Par ailleurs, au fil du temps, les amiraux comprirent que le fouet ne suffisait pas à réprimer l’ivresse et qu’il paraissait impossible de supprimer la ration de rhum, tant elle était entrée dans les mœurs des marins. A la fin du XVIIIème siècle, l’amiral Keith qui reconnait dans une lettre avoir durci les punitions en cas d’ivresse, se résout à demander la possibilité de réduire la ration de rhum. Mais l’Angleterre est en Guerre, beaucoup de marins sont mobilisés contre la flotte française révolutionnaire puis impériale. La situation est trop difficile pour risquer de porter atteinte à l’équilibre des équipages.

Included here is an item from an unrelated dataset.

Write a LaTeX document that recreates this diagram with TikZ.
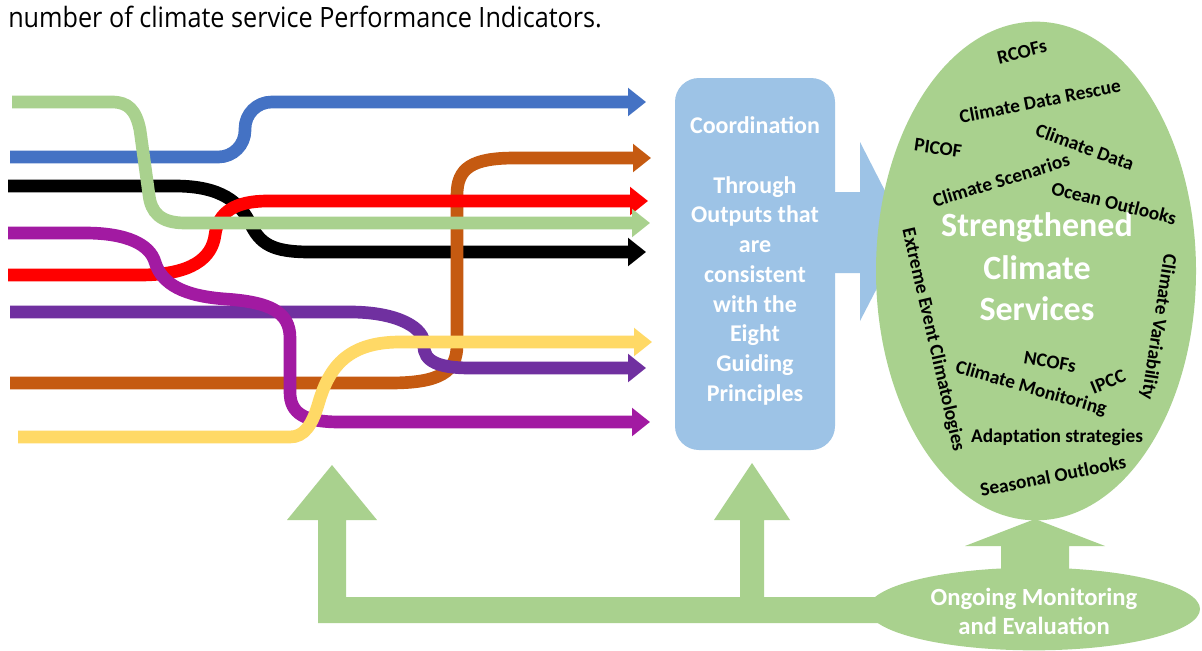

La fin des guerres napoléoniennes allège le problème puisque la flotte britannique passe de 145 000 marins à 25 000. Le risque de mutinerie apparaît alors plus gérable. En 1823-1824, après de multiples débats au sein de l’Amirauté, la ration de rhum est diminuée. En échange, la ration de viande augmentée. Le marin pouvait aussi recevoir en compensation du sucre ou du thé. Les dirigeants restaient sur leurs gardes, les révoltes restaient possibles. Pour autant, ce n’était pas la fin du rhum bien au contraire car dans le même temps la bière tombait en désuétude, et le vin passait au second plan. Malgré la baisse des quantités distribuées, le rhum règne sans partage et la distribution devint plus ritualisée.

Cela réglait-il les problèmes d’ivresse ? Pas complètement…. Certains échangeaient leur ration de sucre et de thé, contre la ration de grog… Par conséquents des marins recevaient une double quantité. Ils étaient surnommés les « Rum Rats ».